Padahal kasus yg dipersangkakan terhadap HRS diduga tidak memiliki kualitas penetapan yang cukup sebagai tersangka, karena hanya soal kerumunan yang pihak lain juga banyak yang melakukannya tapi tanpa tindakan seperti yang dialami HRS.
Namun demikian HRS nampaknya sudah membaca langkah Polisi tersebut, karena itu HRS menyatakan melalui Munarman dalam komfrensi persnya bahwa “agar tetap fokus pada kasus penculikan dan pembunuhan anggota laskar FPI meski dirinya dipenjara!”.
Kini Polisi atas tindakannya menahan HRS itu malah seperti makan buah simalakama, karena setelah HRS ditahan kini muncul di berbagai daerah rakyat (umat Islam) meminta untuk ditahan juga menggantikan HRS dipenjara.
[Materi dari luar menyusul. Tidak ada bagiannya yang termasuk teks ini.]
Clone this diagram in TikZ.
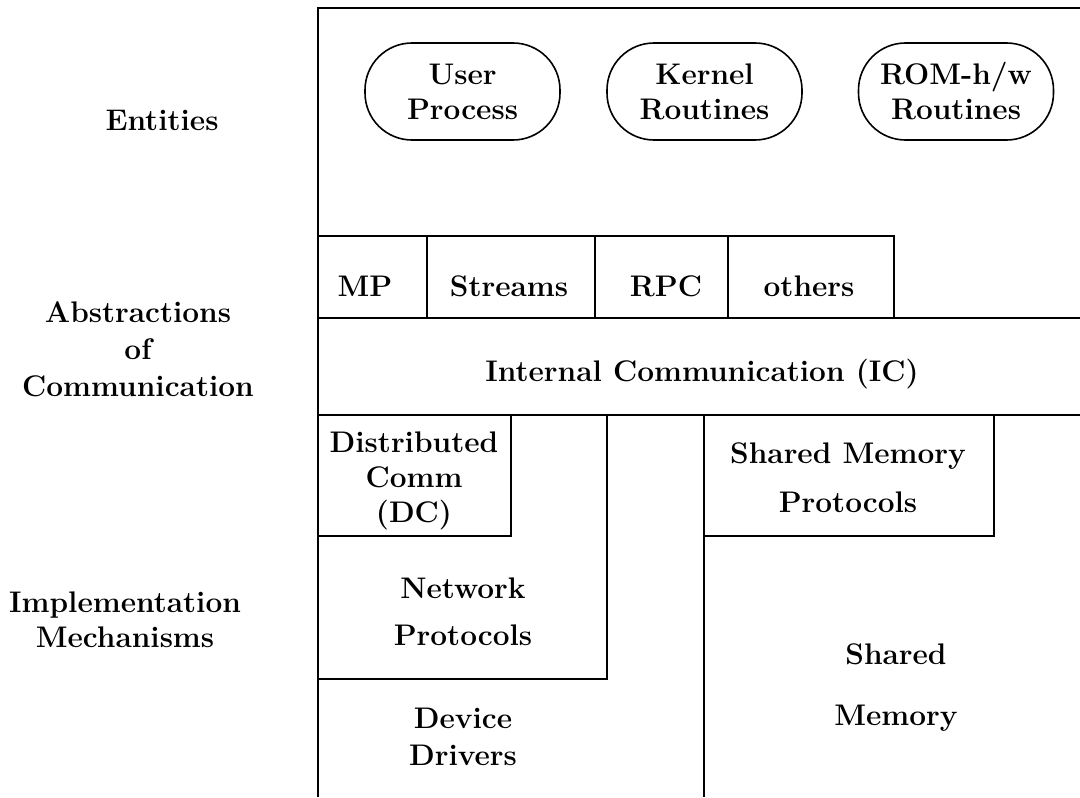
\documentclass[tikz,border=0pt]{standalone}
\begin{document}
\begin{tikzpicture}[x=0.5pt,y=-0.5pt,
  txt/.style={font=\fontsize{14.9}{17.5}\selectfont\bfseries, align=center, inner sep=0pt},
  ent/.style={txt, draw, line width=0.8pt, rounded corners=23.5pt, minimum width=97.5pt, minimum height=48.5pt},
  wall/.style={line width=1.1pt}]
\useasboundingbox (0,0) rectangle (1080,797);
% frame coordinates
\coordinate (tl) at (318,8);
\coordinate (tr) at (1080,8);
\coordinate (bl) at (318,797);
\draw[wall] (tr) -- (tl) -- (bl);
% entities
\node[ent] (up) at (462.5,91.5) {User\\Process};
\node[ent] (kr) at (704.5,91.5) {Kernel\\Routines};
\node[ent] (rom) at (956,91.5) {ROM-h/w\\Routines};
% abstraction row
\coordinate (r0) at (318,236);
\coordinate (r1) at (427,236);
\coordinate (r2) at (595,236);
\coordinate (r3) at (728,236);
\coordinate (r4) at (894,236);
\coordinate (s1) at (427,318);
\coordinate (s2) at (595,318);
\coordinate (s3) at (728,318);
\coordinate (s4) at (894,318);
\draw[wall] (r0) -- (r4) -- (s4);
\draw[wall] (r1) -- (s1);
\draw[wall] (r2) -- (s2);
\draw[wall] (r3) -- (s3);
\node[txt, anchor=base] (mp) at (365,296) {MP};
\node[txt, anchor=base] (streams) at (509,296) {Streams};
\node[txt, anchor=base] (rpc) at (666,296) {RPC};
\node[txt, anchor=base] (others) at (809,296) {others};
% IC
\coordinate (ic1) at (318,318);
\coordinate (ic2) at (1080,318);
\coordinate (ic3) at (318,415);
\coordinate (ic4) at (1080,415);
\draw[wall] (ic1) -- (ic2);
\draw[wall] (ic3) -- (ic4);
\node[txt, anchor=base] (ic) at (702,381) {Internal Communication (IC)};
% DC
\coordinate (dc1) at (511,415);
\coordinate (dc2) at (511,536);
\coordinate (dc3) at (318,536);
\draw[wall] (dc1) -- (dc2) -- (dc3);
\node[txt] (dc) at (414,481) {Distributed\\Comm\\(DC)};
% network protocols
\coordinate (np1) at (607,415);
\coordinate (np2) at (607,679);
\coordinate (np3) at (318,679);
\draw[wall] (np1) -- (np2) -- (np3);
\node[txt] (np) at (463,611.5) {Network\\[6pt]Protocols};
\node[txt] (dd) at (463,736.5) {Device\\[1pt]Drivers};
% shared memory
\coordinate (sm1) at (704,415);
\coordinate (sm2) at (704,797);
\draw[wall] (sm1) -- (sm2);
\coordinate (sp1) at (994,415);
\coordinate (sp2) at (994,536);
\coordinate (sp3) at (704,536);
\draw[wall] (sp1) -- (sp2) -- (sp3);
\node[txt] (smp) at (848,477.5) {Shared Memory\\[7pt]Protocols};
\node[txt] (sm) at (896,688) {Shared\\[13pt]Memory};
% left labels
\node[txt] (lent) at (162,120) {Entities};
\node[txt] (labs) at (138,349) {Abstractions\\[1pt]of\\[1pt]Communication};
\node[txt] (limp) at (125,620) {Implementation\\Mechanisms};
\end{tikzpicture}
\end{document}
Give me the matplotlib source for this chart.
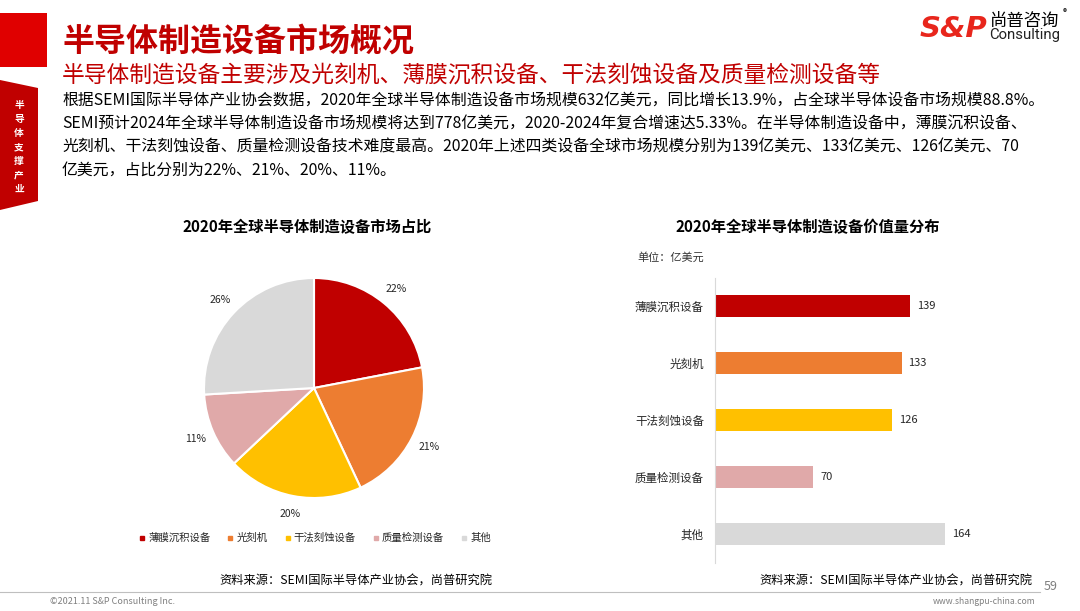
import matplotlib.pyplot as plt
from matplotlib.patches import Rectangle, Polygon
from matplotlib.lines import Line2D

plt.rcParams['font.family'] = ['Noto Sans CJK SC', 'DejaVu Sans']

# data
categories = ['薄膜沉积设备', '光刻机', '干法刻蚀设备', '质量检测设备', '其他']
values = [139, 133, 126, 70, 164]
colors = ['#C00000', '#ED7D31', '#FFC000', '#E0A9A9', '#D9D9D9']

title = '半导体制造设备市场概况'
subtitle = '半导体制造设备主要涉及光刻机、薄膜沉积设备、干法刻蚀设备及质量检测设备等'
body_lines = [
    '根据SEMI国际半导体产业协会数据，2020年全球半导体制造设备市场规模632亿美元，同比增长13.9%，占全球半导体设备市场规模88.8%。',
    'SEMI预计2024年全球半导体制造设备市场规模将达到778亿美元，2020-2024年复合增速达5.33%。在半导体制造设备中，薄膜沉积设备、',
    '光刻机、干法刻蚀设备、质量检测设备技术难度最高。2020年上述四类设备全球市场规模分别为139亿美元、133亿美元、126亿美元、70',
    '亿美元，占比分别为22%、21%、20%、11%。',
]
pie_title = '2020年全球半导体制造设备市场占比'
bar_title = '2020年全球半导体制造设备价值量分布'
unit_text = '单位：亿美元'
source_text = '资料来源：SEMI国际半导体产业协会，尚普研究院'

W, H = 1080, 611
fig = plt.figure(figsize=(W / 100, H / 100), dpi=100)

# background layer in pixel coords
bg = fig.add_axes([0, 0, 1, 1], zorder=0)
bg.set_xlim(0, W)
bg.set_ylim(H, 0)
bg.axis('off')

# left red tab
bg.add_patch(Rectangle((0, 13), 47, 54, color='#E00000', lw=0))
bg.add_patch(Polygon([(0, 80), (38, 88), (38, 201), (0, 210)], closed=True, color='#C00000', lw=0))
bg.text(19, 147, '\n'.join('半导体支撑产业'), color='white', fontsize=7, fontweight='bold',
        ha='center', va='center', linespacing=1.5)

# title block
bg.text(62, 42, title, color='#C00000', fontsize=23, fontweight='bold', va='center')
bg.text(62, 75, subtitle, color='#C00000', fontsize=16.4, va='center')
for i, line in enumerate(body_lines):
    bg.text(62, 101 + i * 23, line, color='black', fontsize=11.4, va='center')

# logo
bg.text(920, 29, 'S&P', color='#E8261C', fontsize=21, fontweight='bold', fontstyle='italic',
        family='DejaVu Sans', va='center')
bg.text(990, 21, '尚普咨询', color='black', fontsize=12.5, va='center')
bg.text(1063, 13, '®', color='black', fontsize=6, va='center')
bg.text(989, 35, 'Consulting', color='#222222', fontsize=10.7, family='Roboto', va='center')

# chart titles
bg.text(307, 227, pie_title, fontsize=11, fontweight='bold', ha='center', va='center')
bg.text(808, 227, bar_title, fontsize=11, fontweight='bold', ha='center', va='center')
bg.text(637, 257, unit_text, fontsize=8, ha='left', va='center', color='#333333')

# sources and footer
bg.text(356, 581, source_text, fontsize=8.8, ha='center', va='center')
bg.text(896, 581, source_text, fontsize=8.8, ha='center', va='center')
bg.text(1051, 586, '59', fontsize=9, color='#7F7F7F', ha='center', va='center')
bg.plot([0, 1040], [592, 592], color='#BFBFBF', lw=0.8)
bg.text(50, 602, '©2021.11 S&P Consulting Inc.', fontsize=6.5, color='#7F7F7F', va='center')
bg.text(1035, 602, 'www.shangpu-china.com', fontsize=6.2, color='#7F7F7F', ha='right', va='center')

# pie chart
cx, cy, r = 314, 388, 110
ax1 = fig.add_axes([(cx - r) / W, (H - cy - r) / H, 2 * r / W, 2 * r / H], zorder=1)
wedges, texts, autotexts = ax1.pie(values, colors=colors, startangle=90, counterclock=False,
                                   autopct=lambda p: f'{p:.0f}%', pctdistance=1.17,
                                   wedgeprops=dict(edgecolor='white', linewidth=1.5),
                                   textprops=dict(fontsize=7.5, color='#262626'))
ax1.set_xlim(-1, 1)
ax1.set_ylim(-1, 1)

handles = [Line2D([], [], marker='s', ls='', markersize=3, color=c) for c in colors]
fig.legend(handles, categories, loc='center', bbox_to_anchor=(315 / W, 1 - 538 / H), ncol=5,
           frameon=False, fontsize=7.5, handlelength=0.6, handletextpad=0.3, columnspacing=1.6,
           labelcolor='#262626')

# bar chart
ax2 = fig.add_axes([715 / W, 48.5 / H, 280.6 / W, 285 / H], zorder=1)
ypos = list(range(len(categories)))
ax2.barh(ypos, values, height=0.4, color=colors)
ax2.set_xlim(0, 200)
ax2.set_ylim(len(categories) - 0.5, -0.5)
ax2.set_yticks(ypos)
ax2.set_yticklabels(categories, fontsize=8.3, color='#262626')
ax2.tick_params(axis='y', length=0, pad=8)
ax2.set_xticks([])
for s in ['top', 'right', 'bottom']:
    ax2.spines[s].set_visible(False)
ax2.spines['left'].set_color('#D9D9D9')
ax2.patch.set_alpha(0)
for y, v in zip(ypos, values):
    ax2.annotate(str(v), (v, y), xytext=(5, 0), textcoords='offset points',
                 va='center', ha='left', fontsize=8, color='#262626')

fig.savefig('out.png', dpi=100)
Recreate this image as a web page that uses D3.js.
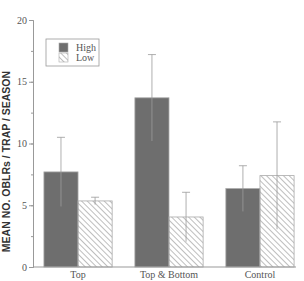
<!DOCTYPE html>
<html>
<head>
<meta charset="utf-8">
<script src="https://cdn.jsdelivr.net/npm/d3@7"></script>
<style>
  body { margin: 0; background: #fff; }
  svg { display: block; }
  .tick text { font-family: "Liberation Serif", serif; font-size: 10px; fill: #555; }
</style>
</head>
<body>
<div id="chart"></div>
<script>
const categories = ["Top", "Top & Bottom", "Control"];
const seriesNames = ["High", "Low"];
const highMeans = [7.7, 13.7, 6.35];
const highErrors = [2.8, 3.5, 1.85];
const lowMeans = [5.35, 4.05, 7.4];
const lowErrors = [0.3, 2.0, 4.35];
const yTicks = [0, 5, 10, 15, 20];

const width = 304, height = 281;
const margin = {top: 20, right: 8, bottom: 14, left: 33};

const svg = d3.select("#chart").append("svg")
    .attr("width", width)
    .attr("height", height);

// hatch pattern for the Low series
const defs = svg.append("defs");
defs.append("pattern")
    .attr("id", "hatch")
    .attr("patternUnits", "userSpaceOnUse")
    .attr("width", 4)
    .attr("height", 4)
    .attr("patternTransform", "rotate(-45)")
    .append("line")
    .attr("x1", 0).attr("y1", 0).attr("x2", 0).attr("y2", 4)
    .attr("stroke", "#888")
    .attr("stroke-width", 1.1);

const x = d3.scaleBand()
    .domain(categories)
    .range([margin.left, 305])
    .paddingInner(0.25)
    .paddingOuter(0.12);
const xSub = d3.scaleBand()
    .domain(seriesNames)
    .range([0, x.bandwidth()]);
const y = d3.scaleLinear()
    .domain([0, 20])
    .range([height - margin.bottom, margin.top]);

const rows = categories.map((c, i) => ({
    cat: c,
    vals: [
        {s: "High", v: highMeans[i], e: highErrors[i]},
        {s: "Low", v: lowMeans[i], e: lowErrors[i]}
    ]
}));

const groups = svg.selectAll(".grp")
    .data(rows)
    .enter().append("g")
    .attr("class", "grp")
    .attr("transform", d => `translate(${x(d.cat)},0)`);

groups.selectAll("rect")
    .data(d => d.vals)
    .enter().append("rect")
    .attr("x", d => xSub(d.s))
    .attr("y", d => y(d.v))
    .attr("width", xSub.bandwidth())
    .attr("height", d => y(0) - y(d.v))
    .attr("fill", d => d.s === "High" ? "#6e6e6e" : "url(#hatch)")
    .attr("stroke", "#aaa")
    .attr("stroke-width", 0.8);

// error bars
const err = groups.selectAll(".err")
    .data(d => d.vals)
    .enter().append("g")
    .attr("class", "err")
    .attr("stroke", "#9a9a9a")
    .attr("stroke-width", 0.8);
err.append("line")
    .attr("x1", d => xSub(d.s) + xSub.bandwidth() / 2)
    .attr("x2", d => xSub(d.s) + xSub.bandwidth() / 2)
    .attr("y1", d => y(d.v - d.e))
    .attr("y2", d => y(d.v + d.e));
err.append("line")
    .attr("x1", d => xSub(d.s) + xSub.bandwidth() / 2 - 4)
    .attr("x2", d => xSub(d.s) + xSub.bandwidth() / 2 + 4)
    .attr("y1", d => y(d.v + d.e))
    .attr("y2", d => y(d.v + d.e));

// y axis with minor ticks
svg.append("g")
    .attr("transform", `translate(${margin.left},0)`)
    .call(d3.axisLeft(y).tickValues(d3.range(0, 20.1, 2.5)).tickSize(2).tickFormat(""))
    .call(g => g.selectAll("line, path").attr("stroke", "#999"));
svg.append("g")
    .attr("transform", `translate(${margin.left},0)`)
    .call(d3.axisLeft(y).tickValues(yTicks).tickSize(4).tickPadding(2).tickSizeOuter(0))
    .call(g => g.selectAll("line, path").attr("stroke", "#999"));

// x axis
svg.append("g")
    .attr("transform", `translate(0,${y(0)})`)
    .call(d3.axisBottom(x).tickSize(0).tickPadding(4).tickSizeOuter(0))
    .call(g => g.select("path").attr("d", `M${margin.left},0H296`).attr("stroke", "#999"))
    .call(g => g.selectAll("text").style("font-size", "10px").attr("fill", "#333"));

// y label
svg.append("text")
    .attr("transform", `translate(10,${(y(0) + y(20)) / 2 + 18}) rotate(-90)`)
    .attr("text-anchor", "middle")
    .style("font-family", "'Liberation Sans', Arial, sans-serif")
    .style("font-weight", "bold")
    .style("font-size", "10.5px")
    .attr("fill", "#333")
    .text("MEAN NO. OBLRs / TRAP / SEASON");

// legend
const legend = svg.append("g").attr("transform", "translate(46,39)");
legend.append("rect")
    .attr("width", 53).attr("height", 27)
    .attr("fill", "#fff").attr("stroke", "#999").attr("stroke-width", 0.8);
seriesNames.forEach((s, i) => {
    legend.append("rect")
        .attr("x", 13).attr("y", 4 + i * 10)
        .attr("width", 9).attr("height", 9)
        .attr("fill", s === "High" ? "#6e6e6e" : "url(#hatch)")
        .attr("stroke", "#aaa").attr("stroke-width", 0.6);
    legend.append("text")
        .attr("x", 30).attr("y", 11.5 + i * 10)
        .style("font-family", "'Liberation Serif', serif")
        .style("font-size", "10px")
        .attr("fill", "#555")
        .text(s);
});
</script>
</body>
</html>
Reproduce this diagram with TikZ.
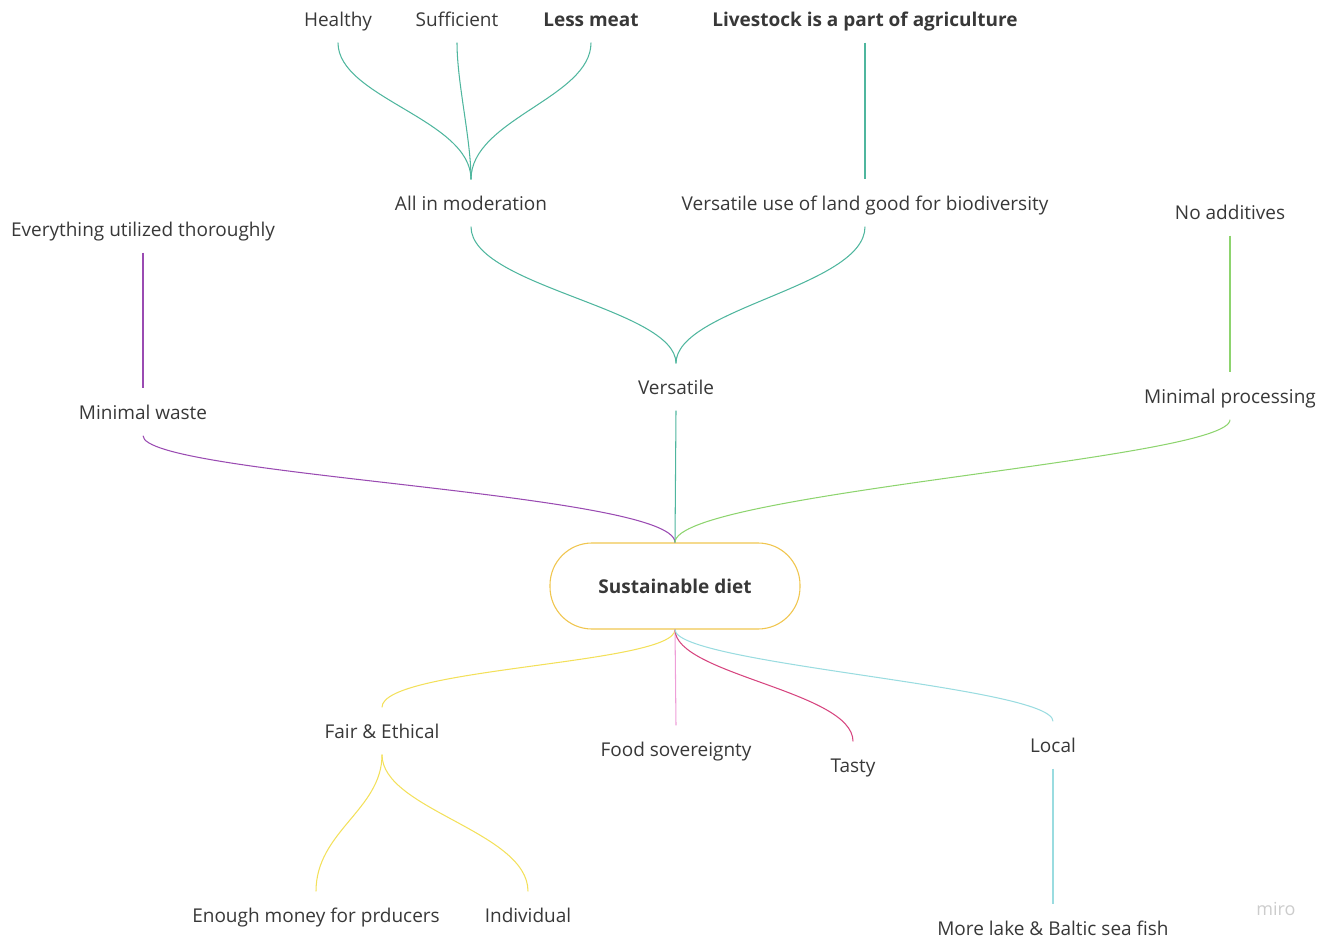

Meski gerakan tersebut mungkin dianggap tiada arti oleh kekuasaan, tapi itu adalah bara api yang dekat sekali dengan daun kering.
Kini proses penyidikan yang dilakukan Komnas HAM sedang ditunggu, bila Komnas HAM objektif seperti yang diharapkan masyarakat khususnya Umat Islam, maka yang akan terjadi adalah arus balik, di mana para pembunuh bisa jadi menjadi tersangka.
Tapi bila ternyata karena sesuatu hal yang menyebabkan Komnas HAM “melintir”(tidak sesuai harapan), maka nampaknya tidak dapat dihindari akan terjadi demo besar besaran berjilid-jiliduntuk menuntut dibentuknya Tim Pencari Fakta Gabungan Independen yang mungkin sampai kepada puncaknya yang kita tidak tau apa itu.
Sebaliknya bila ternyata disimpulkan oleh Komnas HAM bahwa pembunuhan enam pengawal HRS tidak sah, tapi kemudian ternyata tidak ditindak lanjuti oleh polisi dengan membawanya ke pengadilan, maka yang akan terjadi adalah kemungkinan terjadinya demo berjilid-jilid seperti aksi 212 dalam kasus Ahok di tahun 2016.
Bahkan kemungkinan jumlahnya akan lebih besar dengan skala yang lebih luas (berbagai daerah) dan kemungkinan berakhir dengan dramatis pula.